Now he watched the dials closely. The giant egg was a few hundred yards away. His finger rested on the firing button. For a second it hesitated and then pressed down.

He never noticed the shock for it was counterbalanced. But he saw the meter of the gun rapidly check off shots as shells slid one after another into the breach and were blasted off point-blank at the strange mass. One, two, three, four, five....

Then suddenly the sphere received a blow as if a giant bat had swung and connected with it. The pilot's chair swung wildly about on its gymbals and all the instruments vibrated madly. When it had steadied again, Sedgwick saw that the sphere was hurtling away from the scene of the shooting. The dials registered the terrific explosion that must have taken place. The concussion had hurled the globe off its course.

Where there had been a gravitational force manifesting close by, now there was none. The pursuer was no more. It must have blown to smithereens when the shells struck it.

Sedgwick rapidly recalculated his course and shot on homewards towards the Earth. A number of photo-cells were blank on the explosion side, several rocket tubes were out of commission and other things connected with that side were awry. The sphere, however, was entirely under control and quite navigable.

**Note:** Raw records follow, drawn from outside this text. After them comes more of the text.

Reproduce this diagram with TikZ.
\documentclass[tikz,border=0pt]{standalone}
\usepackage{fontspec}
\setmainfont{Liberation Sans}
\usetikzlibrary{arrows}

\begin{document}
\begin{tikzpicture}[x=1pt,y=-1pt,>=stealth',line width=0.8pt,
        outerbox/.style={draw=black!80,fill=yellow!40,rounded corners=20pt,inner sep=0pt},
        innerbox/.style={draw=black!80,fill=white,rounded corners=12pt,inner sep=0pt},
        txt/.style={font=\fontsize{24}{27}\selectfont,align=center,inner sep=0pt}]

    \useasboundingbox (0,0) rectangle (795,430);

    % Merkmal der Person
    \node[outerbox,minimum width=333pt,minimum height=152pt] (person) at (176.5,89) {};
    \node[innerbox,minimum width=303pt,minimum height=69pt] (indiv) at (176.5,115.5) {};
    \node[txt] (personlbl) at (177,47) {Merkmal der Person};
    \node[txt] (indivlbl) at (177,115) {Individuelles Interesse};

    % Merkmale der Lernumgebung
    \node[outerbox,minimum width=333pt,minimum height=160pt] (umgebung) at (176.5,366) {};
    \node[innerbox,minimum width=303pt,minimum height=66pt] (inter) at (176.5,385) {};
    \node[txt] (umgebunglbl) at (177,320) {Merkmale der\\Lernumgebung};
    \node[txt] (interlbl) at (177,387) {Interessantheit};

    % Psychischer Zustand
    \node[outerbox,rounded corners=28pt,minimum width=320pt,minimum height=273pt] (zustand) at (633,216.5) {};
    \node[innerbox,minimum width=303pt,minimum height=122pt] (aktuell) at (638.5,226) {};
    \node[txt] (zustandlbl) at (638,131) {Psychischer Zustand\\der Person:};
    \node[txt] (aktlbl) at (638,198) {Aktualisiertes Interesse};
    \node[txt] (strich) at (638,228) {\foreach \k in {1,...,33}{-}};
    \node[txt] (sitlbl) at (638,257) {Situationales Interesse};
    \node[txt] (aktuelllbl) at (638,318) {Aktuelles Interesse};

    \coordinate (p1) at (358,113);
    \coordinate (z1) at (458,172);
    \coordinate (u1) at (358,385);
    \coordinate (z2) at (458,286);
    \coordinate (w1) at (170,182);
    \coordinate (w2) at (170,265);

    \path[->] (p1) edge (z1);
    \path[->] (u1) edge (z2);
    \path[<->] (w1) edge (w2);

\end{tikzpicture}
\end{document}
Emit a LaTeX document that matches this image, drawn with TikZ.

Landing blind was not so hard as he had only to follow the radio beam. The radio had stopped functioning as soon as he had left the Earth as had been predicted and it had started again when the sphere successfully eased to within five miles of the surface. The great ball slid gently on its rockets into the field of its origin and came to rest.

When Sedgwick had crawled out through the exit tube and had shaken himself free from the stiffness of his muscles and the hands of the small crowd, he realized that it was night and the stars were shining down. That was what held his attention the longest, that and the great gobs of raw black flesh that had smeared over the sphere's side when the unseen pursuer exploded.